NASA, if your memory is good enough, sent a spacecraft to tangle with an asteroid late last year. The DART or Double Asteroid Redirection Test came to a conclusion last night when the 600kg satellite collided with its target out in space.
The plan was to lob the DART satellite at the Dimorphos asteroid and see if it makes any difference to its trajectory. Most of the DART was just weight with some basic navigation and propulsion systems, intended to collide with the Didymos satellite orbiting Dimorphos. Unfortunately, Didymos wasn’t playing ball so NASA sent it at the roughly 150-metre Dimorphos object.
A well-thrown DART
ATLAS observations of the DART spacecraft impact at Didymos! pic.twitter.com/26IKwB9VSo
— ATLAS Project (@fallingstarIfA) September 27, 2022
DART successfully impacted. The last few images it transmitted showed its target looming up, but a tweet shows the impact itself from a distance. It’s enough to make Michael Bay bite a chunk out of his clapperboard but better images are on the way.
An Italian CubeSat, LICIACube, has been following the DART spacecraft. It should transmit the effects of impact back for study. The Double Asteroid Redirection Test was about 3 metres on its longest side. It’s a little like firing a bullet at a building, but there should be some interesting science produced afterwards.
NASA head Bill Nelson said, “It’s been a successful completion of the first part of the world’s first planetary defense test. I believe it’s going to teach us how one day to protect our own planet from an incoming asteroid. We are showing that planetary defense is a global endeavor and it is very possible to save our planet.”

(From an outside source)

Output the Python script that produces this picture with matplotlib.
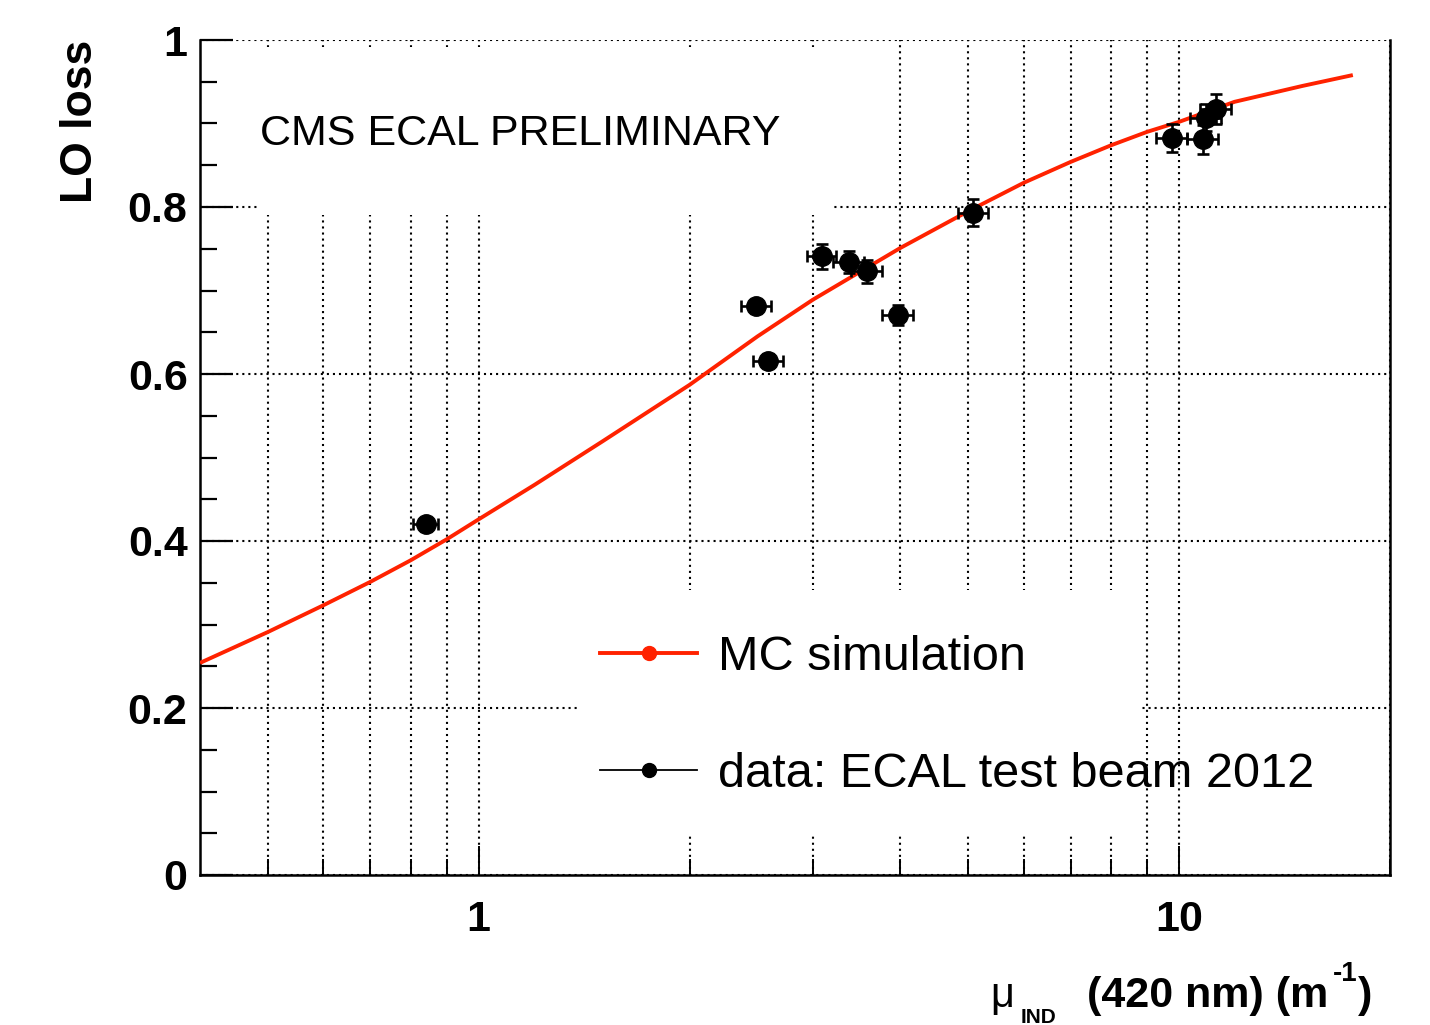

It’s a little concerning that NASA’s administrator feels there’s a need for the DART planetary defence system but at least we’re building one. After all, we know what very large space rocks can do. South Africa possesses the largest known impact crater on the planet. Anything large enough to make a hole at least 160km in diameter (and possibly 300km in size) should probably be redirected elsewhere.